Indeed, does the presence of Chuck Norris trump the Huck's continued support for using taxpayer money to educate the kids of illegal immigrants? As recently as last Friday, on Fox News, he was getting grief from Sean Hannity about that. Hannity asked him, "If people that have entered this country illegally, if we give them in-state tuition breaks, isn't that some type of reward for law-breaking? In other words, we know the impact that immigration has had on our educational system, our criminal justice system, and our health care system. So if we offer in-state tuition breaks for families that broke the law and didn't respect our laws, isn't that some type of reward?"

And Huckabee replied, "I'm sure it will be an argument that will be made. But my point is, if a kid is (brought) here when he is five or six years old by his parents and he had no choice whether he was here or not, do you continue to push him down?" That kind of reply might strike many conservatives as evidence of a bleeding heart.

So the question is, does Chuck Norris level the playing field for Huckabee? (Conservative commentator Matthew Continetti writes today, "To me, this ad represents both the good and the bad about Huckabee: It's funny and fresh, but in terms of substance it's lighter than air.") Do most voters really care about TV ad endorsements from B-list macho movie guys, even if they're still idolized on the Internet?

I suppose we'll know that the Huck has hit paydirt when one of his rivals signs up Steven Seagal.

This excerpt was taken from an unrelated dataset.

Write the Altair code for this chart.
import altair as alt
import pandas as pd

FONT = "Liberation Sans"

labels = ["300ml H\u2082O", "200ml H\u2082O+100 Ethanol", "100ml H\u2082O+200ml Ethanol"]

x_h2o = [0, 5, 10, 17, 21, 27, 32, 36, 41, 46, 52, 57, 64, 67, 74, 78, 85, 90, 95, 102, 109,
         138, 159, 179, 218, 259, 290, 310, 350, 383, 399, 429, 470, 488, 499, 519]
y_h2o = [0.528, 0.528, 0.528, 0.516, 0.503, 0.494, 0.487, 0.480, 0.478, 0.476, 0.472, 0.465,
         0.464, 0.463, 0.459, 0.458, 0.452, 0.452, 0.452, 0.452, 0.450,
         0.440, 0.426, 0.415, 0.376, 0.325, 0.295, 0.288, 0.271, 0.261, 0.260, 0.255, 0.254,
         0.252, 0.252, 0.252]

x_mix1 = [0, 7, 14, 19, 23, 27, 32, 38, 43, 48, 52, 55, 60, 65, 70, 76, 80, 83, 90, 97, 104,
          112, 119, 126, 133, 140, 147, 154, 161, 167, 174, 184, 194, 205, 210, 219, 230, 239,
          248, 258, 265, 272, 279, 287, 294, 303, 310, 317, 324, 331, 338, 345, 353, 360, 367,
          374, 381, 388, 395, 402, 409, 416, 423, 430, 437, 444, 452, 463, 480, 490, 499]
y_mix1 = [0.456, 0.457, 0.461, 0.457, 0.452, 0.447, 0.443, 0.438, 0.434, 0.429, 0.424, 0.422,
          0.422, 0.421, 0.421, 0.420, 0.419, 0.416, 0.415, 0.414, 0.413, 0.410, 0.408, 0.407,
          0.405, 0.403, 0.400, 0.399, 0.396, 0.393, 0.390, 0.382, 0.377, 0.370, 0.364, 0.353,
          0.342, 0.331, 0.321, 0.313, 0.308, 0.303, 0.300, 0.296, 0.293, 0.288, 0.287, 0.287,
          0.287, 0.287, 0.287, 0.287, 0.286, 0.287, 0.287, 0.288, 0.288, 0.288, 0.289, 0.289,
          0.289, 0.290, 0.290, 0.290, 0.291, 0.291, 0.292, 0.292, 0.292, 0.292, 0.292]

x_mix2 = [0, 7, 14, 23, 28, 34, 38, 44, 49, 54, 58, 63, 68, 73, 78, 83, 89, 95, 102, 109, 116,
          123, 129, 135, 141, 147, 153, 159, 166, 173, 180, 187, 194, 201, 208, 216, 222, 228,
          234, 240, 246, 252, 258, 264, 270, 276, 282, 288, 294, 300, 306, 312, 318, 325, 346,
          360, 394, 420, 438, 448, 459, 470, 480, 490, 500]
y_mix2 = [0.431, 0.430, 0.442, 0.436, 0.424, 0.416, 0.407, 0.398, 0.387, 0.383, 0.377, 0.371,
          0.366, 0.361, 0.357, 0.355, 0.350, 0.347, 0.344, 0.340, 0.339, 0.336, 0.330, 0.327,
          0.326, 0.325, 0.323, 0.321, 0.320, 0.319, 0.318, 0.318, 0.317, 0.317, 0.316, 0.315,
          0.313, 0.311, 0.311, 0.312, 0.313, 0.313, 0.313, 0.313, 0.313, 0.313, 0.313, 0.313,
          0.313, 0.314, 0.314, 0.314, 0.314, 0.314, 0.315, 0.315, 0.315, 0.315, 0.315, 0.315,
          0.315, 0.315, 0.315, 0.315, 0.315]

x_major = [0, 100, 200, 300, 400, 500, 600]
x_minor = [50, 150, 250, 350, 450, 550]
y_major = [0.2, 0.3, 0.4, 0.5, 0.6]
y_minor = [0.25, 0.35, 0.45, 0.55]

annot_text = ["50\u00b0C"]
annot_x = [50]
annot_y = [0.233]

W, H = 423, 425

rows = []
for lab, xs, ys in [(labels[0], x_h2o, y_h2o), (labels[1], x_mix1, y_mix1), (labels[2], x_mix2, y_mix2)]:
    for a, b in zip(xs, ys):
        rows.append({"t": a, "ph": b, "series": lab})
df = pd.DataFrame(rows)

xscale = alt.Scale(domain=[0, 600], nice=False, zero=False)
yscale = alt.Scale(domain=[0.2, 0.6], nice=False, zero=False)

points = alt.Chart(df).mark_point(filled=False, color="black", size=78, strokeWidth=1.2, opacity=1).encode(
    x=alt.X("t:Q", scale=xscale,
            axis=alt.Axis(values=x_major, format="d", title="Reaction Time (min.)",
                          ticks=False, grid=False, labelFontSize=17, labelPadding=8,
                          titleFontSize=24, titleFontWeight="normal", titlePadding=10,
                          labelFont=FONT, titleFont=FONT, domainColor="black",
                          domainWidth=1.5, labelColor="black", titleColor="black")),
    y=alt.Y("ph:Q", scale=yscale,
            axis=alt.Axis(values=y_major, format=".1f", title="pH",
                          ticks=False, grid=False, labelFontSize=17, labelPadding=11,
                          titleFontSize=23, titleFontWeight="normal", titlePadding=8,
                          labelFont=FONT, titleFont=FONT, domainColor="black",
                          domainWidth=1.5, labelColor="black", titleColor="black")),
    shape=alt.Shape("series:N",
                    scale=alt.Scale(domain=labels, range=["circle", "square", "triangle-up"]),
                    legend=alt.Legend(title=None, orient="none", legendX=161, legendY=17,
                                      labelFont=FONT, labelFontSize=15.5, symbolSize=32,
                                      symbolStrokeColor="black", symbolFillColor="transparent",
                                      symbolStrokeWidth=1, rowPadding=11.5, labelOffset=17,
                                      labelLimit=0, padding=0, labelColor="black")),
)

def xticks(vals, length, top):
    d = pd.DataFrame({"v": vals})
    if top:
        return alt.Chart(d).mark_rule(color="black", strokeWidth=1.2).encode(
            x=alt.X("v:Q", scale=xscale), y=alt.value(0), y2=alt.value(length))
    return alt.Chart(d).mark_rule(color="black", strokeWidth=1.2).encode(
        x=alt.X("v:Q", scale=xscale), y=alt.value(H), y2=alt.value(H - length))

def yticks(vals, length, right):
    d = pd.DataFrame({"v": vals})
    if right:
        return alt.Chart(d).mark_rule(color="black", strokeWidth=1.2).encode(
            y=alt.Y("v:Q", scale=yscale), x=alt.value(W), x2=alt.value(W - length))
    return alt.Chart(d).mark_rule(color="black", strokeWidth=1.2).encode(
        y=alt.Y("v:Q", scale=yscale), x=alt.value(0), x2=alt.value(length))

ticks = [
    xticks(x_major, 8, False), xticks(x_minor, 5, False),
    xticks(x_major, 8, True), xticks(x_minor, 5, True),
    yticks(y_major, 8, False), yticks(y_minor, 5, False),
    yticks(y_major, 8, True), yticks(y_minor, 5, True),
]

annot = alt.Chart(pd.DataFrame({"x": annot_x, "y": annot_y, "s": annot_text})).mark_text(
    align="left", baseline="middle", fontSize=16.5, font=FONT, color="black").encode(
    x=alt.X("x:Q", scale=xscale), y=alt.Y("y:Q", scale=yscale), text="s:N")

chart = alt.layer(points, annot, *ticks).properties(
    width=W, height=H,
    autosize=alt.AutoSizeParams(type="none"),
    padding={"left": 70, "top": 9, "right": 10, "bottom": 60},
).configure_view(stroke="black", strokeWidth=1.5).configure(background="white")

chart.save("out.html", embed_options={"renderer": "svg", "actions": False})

There's a bit of a flap this morning about Rudy Giuliani's penchant for using a corporate jet owned by a casino gambling magnate. Some GOP activists think that it's a tad hypocritical for Rudy to preach moral values in his pursuit of religious conservatives, while at the same time ponying up $122,000 in summer plane fare to Sheldon Adelson, scion of the Las Vegas Sands empire. After all, isn't gambling an immoral act that often leads to vice and crime?

"You have to follow the money and ask, 'Why is Sheldon Adelson partnering with Rudy Giuliani?'" asked Stacey Cargill, an anti-gambling and Republican Party activist in Iowa. Cargill told the New York Daily News, "If Rudy Giuliani wants to be the crimefighting candidate, why is he partnering with a large and growing gambling empire?" (Adelson, who wants the state of Massachusetts to legalize casino gambling, has also helped bankroll Freedom's Watch, the hawkish White House front group.)

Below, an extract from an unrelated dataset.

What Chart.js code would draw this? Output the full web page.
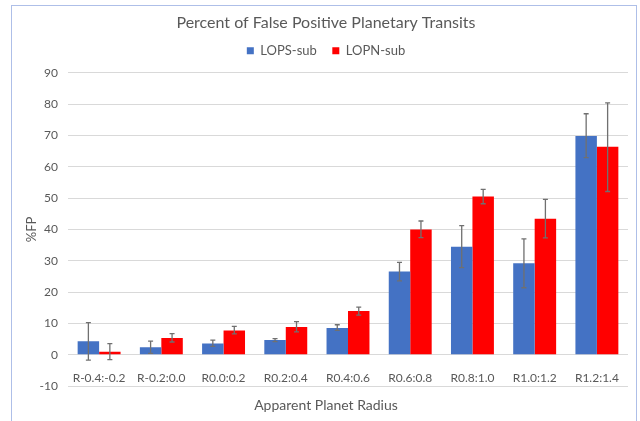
<!DOCTYPE html>
<html>
<head>
<meta charset="utf-8">
<script src="https://cdn.jsdelivr.net/npm/chart.js@4/dist/chart.umd.min.js"></script>
<style>
    html, body { margin: 0; padding: 0; background: #fff; }
    .frame { position: absolute; left: 11px; top: 5px; width: 624px; height: 500px;
             border: 1.5px solid #aebfe8; border-bottom: none; }
    #chart { position: absolute; left: 0; top: 0; }
</style>
</head>
<body>
<div class="frame"></div>
<canvas id="chart" width="640" height="421"></canvas>
<script>
const categories = ['R-0.4:-0.2', 'R-0.2:0.0', 'R0.0:0.2', 'R0.2:0.4', 'R0.4:0.6', 'R0.6:0.8', 'R0.8:1.0', 'R1.0:1.2', 'R1.2:1.4'];
const lopsSub = [4.3, 2.4, 3.6, 4.7, 8.6, 26.6, 34.5, 29.2, 69.8];
const lopnSub = [1.0, 5.4, 7.8, 8.9, 14.0, 40.0, 50.5, 43.4, 66.4];
const lopsErrHigh = [10.3, 4.4, 4.7, 5.2, 9.6, 29.5, 41.2, 37.0, 76.9];
const lopsErrLow = [-1.7, 0.5, 2.7, 4.2, 7.8, 23.6, 27.8, 21.4, 62.9];
const lopnErrHigh = [3.6, 6.8, 9.1, 10.6, 15.2, 42.7, 52.8, 49.6, 80.4];
const lopnErrLow = [-1.5, 4.1, 6.7, 7.3, 12.7, 37.4, 48.2, 37.3, 52.1];
const yTicks = { min: -10, max: 90, step: 10 };

const textColor = '#595959';
const fontFamily = 'Lato, "Open Sans", sans-serif';

// draws the grey error whiskers on each bar
const errorBars = {
    id: 'errorBars',
    afterDatasetsDraw(chart) {
        const ctx = chart.ctx;
        const yScale = chart.scales.y;
        ctx.save();
        ctx.strokeStyle = '#707070';
        ctx.lineWidth = 1.3;
        chart.data.datasets.forEach(function (ds, i) {
            const meta = chart.getDatasetMeta(i);
            meta.data.forEach(function (bar, j) {
                const top = yScale.getPixelForValue(ds.errHigh[j]);
                const bottom = yScale.getPixelForValue(ds.errLow[j]);
                ctx.beginPath();
                ctx.moveTo(bar.x, top);
                ctx.lineTo(bar.x, bottom);
                ctx.moveTo(bar.x - 2.5, top);
                ctx.lineTo(bar.x + 2.5, top);
                ctx.moveTo(bar.x - 2.5, bottom);
                ctx.lineTo(bar.x + 2.5, bottom);
                ctx.stroke();
            });
        });
        ctx.restore();
    }
};

new Chart(document.getElementById('chart'), {
    type: 'bar',
    data: {
        labels: categories,
        datasets: [
            { label: 'LOPS-sub', data: lopsSub, errHigh: lopsErrHigh, errLow: lopsErrLow, backgroundColor: '#4472c4' },
            { label: 'LOPN-sub', data: lopnSub, errHigh: lopnErrHigh, errLow: lopnErrLow, backgroundColor: '#ff0000' }
        ]
    },
    options: {
        responsive: false,
        animation: false,
        categoryPercentage: 0.69,
        barPercentage: 1.0,
        layout: { padding: { left: 24, right: 12, top: 0, bottom: 0 } },
        plugins: {
            title: {
                display: true,
                text: 'Percent of False Positive Planetary Transits',
                color: textColor,
                font: { family: fontFamily, size: 16, weight: 'normal', lineHeight: 0.7 },
                padding: { top: 17.5, bottom: 0 }
            },
            subtitle: {
                display: true,
                position: 'bottom',
                text: 'Apparent Planet Radius',
                color: textColor,
                font: { family: fontFamily, size: 14, weight: 'normal' },
                padding: { top: 11, bottom: 7 }
            },
            legend: {
                position: 'top',
                labels: {
                    boxWidth: 7, boxHeight: 7, padding: 15.5,
                    color: textColor,
                    font: { family: fontFamily, size: 13 }
                }
            },
            tooltip: { enabled: false }
        },
        scales: {
            x: {
                position: { y: 0 },
                grid: { display: false },
                border: { display: false },
                ticks: {
                    color: textColor, padding: 8, maxRotation: 0, autoSkip: false,
                    font: { family: fontFamily, size: 12 }
                },
                afterFit(scale) { scale.height = 1; }
            },
            spacer: {
                type: 'linear',
                position: 'top',
                grid: { display: false },
                border: { display: false },
                ticks: { display: false },
                afterFit(scale) { scale.height = 5.5; }
            },
            y: {
                min: yTicks.min,
                max: yTicks.max,
                ticks: {
                    stepSize: yTicks.step, color: textColor, padding: 10,
                    font: { family: fontFamily, size: 12 }
                },
                grid: { color: '#d9d9d9', drawTicks: false },
                border: { display: false },
                title: {
                    display: true, text: '%FP', color: textColor,
                    font: { family: fontFamily, size: 13 },
                    padding: { top: 0, bottom: 0 }
                },
                afterFit(scale) { scale.width = 44; }
            }
        }
    },
    plugins: [errorBars]
});
</script>
</body>
</html>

But Rudy will barely get scratched by this story. Republicans, who see themselves as the exemplars of "moral values," have long tolerated casino gambling, and thus made peace with their hypocrisy. Some religious conservative leaders, notably James Dobson, have made sporadic attempts to inveigh against the moral sin of gambling (Dobson, 2006: "Gambling--all types of gambling--is driven by greed and subsists on greed"), but many have simply chosen to ignore it.

I was struck by this disconnect back in February 1998, when the Republicans staged a big confab in Biloxi, Mississippi, spending most of their time condemning President Clinton's moral sins. Then, when the sessions ended, everybody would go back to their hotel the gaudy casinos that dotted the Gulf coastline.

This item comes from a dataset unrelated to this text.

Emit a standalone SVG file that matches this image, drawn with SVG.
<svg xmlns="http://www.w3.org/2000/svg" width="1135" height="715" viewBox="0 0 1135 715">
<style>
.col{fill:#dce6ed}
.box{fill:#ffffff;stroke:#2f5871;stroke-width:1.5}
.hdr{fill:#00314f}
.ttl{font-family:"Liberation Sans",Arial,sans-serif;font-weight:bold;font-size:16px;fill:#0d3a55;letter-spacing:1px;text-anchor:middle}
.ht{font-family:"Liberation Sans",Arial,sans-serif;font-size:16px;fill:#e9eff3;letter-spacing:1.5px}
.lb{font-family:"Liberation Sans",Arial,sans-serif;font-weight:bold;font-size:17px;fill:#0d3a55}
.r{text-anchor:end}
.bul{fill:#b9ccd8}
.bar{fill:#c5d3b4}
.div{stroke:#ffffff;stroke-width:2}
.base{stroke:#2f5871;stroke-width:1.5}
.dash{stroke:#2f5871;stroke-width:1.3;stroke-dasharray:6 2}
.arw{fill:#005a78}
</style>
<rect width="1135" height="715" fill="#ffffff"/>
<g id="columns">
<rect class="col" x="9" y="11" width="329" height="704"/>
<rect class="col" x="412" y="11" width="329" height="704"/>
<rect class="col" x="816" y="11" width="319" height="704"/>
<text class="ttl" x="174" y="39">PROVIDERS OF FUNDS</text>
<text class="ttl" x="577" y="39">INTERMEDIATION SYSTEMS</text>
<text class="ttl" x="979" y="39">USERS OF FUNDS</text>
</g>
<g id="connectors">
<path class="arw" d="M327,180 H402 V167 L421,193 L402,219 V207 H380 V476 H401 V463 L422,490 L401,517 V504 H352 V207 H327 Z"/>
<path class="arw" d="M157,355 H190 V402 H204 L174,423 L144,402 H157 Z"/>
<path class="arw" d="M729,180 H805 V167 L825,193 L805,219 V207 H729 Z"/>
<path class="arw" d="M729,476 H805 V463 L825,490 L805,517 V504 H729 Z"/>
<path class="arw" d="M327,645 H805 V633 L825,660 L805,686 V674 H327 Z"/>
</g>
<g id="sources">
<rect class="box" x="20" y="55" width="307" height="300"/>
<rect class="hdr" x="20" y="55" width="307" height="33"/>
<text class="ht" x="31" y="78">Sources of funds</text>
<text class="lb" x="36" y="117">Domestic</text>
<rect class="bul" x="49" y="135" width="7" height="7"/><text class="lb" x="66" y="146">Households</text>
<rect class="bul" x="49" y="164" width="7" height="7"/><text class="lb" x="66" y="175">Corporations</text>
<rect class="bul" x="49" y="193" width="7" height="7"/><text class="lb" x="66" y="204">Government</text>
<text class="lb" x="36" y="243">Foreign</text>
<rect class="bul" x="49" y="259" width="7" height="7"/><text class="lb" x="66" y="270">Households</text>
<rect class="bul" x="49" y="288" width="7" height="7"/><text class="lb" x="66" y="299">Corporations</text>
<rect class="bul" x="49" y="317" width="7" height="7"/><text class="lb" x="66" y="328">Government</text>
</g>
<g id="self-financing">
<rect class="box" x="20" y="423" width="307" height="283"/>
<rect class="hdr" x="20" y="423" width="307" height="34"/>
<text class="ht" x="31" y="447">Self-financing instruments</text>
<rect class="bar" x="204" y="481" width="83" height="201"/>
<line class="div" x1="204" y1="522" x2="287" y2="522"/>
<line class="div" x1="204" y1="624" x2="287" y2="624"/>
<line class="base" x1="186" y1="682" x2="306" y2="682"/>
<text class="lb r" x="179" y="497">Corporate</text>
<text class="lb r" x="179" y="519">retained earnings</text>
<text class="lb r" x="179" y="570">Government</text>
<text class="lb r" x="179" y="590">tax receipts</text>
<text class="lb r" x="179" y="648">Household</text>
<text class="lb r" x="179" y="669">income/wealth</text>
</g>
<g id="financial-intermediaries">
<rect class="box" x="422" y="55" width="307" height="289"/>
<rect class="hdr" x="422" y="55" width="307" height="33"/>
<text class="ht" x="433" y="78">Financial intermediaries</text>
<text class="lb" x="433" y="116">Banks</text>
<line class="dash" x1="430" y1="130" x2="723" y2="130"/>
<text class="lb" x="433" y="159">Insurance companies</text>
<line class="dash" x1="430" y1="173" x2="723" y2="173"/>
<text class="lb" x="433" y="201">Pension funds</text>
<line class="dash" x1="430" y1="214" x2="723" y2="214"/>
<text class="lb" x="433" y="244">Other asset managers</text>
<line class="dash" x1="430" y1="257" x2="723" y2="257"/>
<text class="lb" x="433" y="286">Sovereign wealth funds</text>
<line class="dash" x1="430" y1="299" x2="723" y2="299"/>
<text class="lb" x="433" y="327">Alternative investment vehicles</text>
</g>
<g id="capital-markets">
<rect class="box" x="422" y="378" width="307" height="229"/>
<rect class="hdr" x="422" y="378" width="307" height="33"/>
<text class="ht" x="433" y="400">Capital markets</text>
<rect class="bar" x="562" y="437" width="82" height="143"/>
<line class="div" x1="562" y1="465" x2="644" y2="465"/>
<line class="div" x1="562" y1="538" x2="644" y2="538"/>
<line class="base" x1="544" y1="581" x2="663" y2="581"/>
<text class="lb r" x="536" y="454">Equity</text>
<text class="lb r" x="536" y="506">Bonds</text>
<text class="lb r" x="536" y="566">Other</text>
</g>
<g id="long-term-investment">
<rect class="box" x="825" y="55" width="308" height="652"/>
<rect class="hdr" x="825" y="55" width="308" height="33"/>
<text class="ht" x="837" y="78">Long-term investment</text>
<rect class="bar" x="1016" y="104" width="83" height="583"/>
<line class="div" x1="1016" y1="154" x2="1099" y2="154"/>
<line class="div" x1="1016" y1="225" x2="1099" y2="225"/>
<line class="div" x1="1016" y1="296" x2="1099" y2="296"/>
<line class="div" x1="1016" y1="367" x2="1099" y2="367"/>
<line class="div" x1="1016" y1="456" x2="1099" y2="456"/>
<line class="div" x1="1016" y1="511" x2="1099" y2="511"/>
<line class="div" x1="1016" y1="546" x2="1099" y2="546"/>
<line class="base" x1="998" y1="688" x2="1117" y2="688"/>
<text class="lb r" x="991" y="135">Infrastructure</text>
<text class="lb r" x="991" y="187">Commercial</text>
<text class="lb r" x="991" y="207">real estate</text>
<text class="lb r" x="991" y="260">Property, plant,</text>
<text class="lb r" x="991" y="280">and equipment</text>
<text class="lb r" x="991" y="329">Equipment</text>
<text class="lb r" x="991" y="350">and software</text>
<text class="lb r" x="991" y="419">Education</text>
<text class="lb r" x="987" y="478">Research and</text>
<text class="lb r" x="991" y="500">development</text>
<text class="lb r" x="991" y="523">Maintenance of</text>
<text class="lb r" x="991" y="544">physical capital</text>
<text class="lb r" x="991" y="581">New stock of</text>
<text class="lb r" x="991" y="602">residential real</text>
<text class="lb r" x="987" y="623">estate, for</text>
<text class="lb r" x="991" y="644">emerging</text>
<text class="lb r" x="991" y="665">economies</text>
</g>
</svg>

A parade of potential presidential candidates showed up to strut their wares and talk up moral values, yet virtually none thought it odd that the party was meeting in the Grand Casino Biloxi Hotel. Only one '00 prospect spoke up - John Ashcroft. I still have my notes. He said: "We meet this afternoon in a place surrounded by money changers and risk takers. I think it's wrong. Our party should not sell its soul to the gambling lobby of this country...The truth is that gambling is a cancer on the soul of our nation."

Ashcroft, of course, got nowhere with that argument. Candidate George W. Bush would soon insist that he hated casino gambling; then, after he secured the '00 nomination, he took a quarter of a million bucks from gambling industry donors in Nevada.

In other words, few Republicans will care about Rudy's consorting with a casino tycoon. On the gambling issue, most in the party amended their moral principles a long time ago.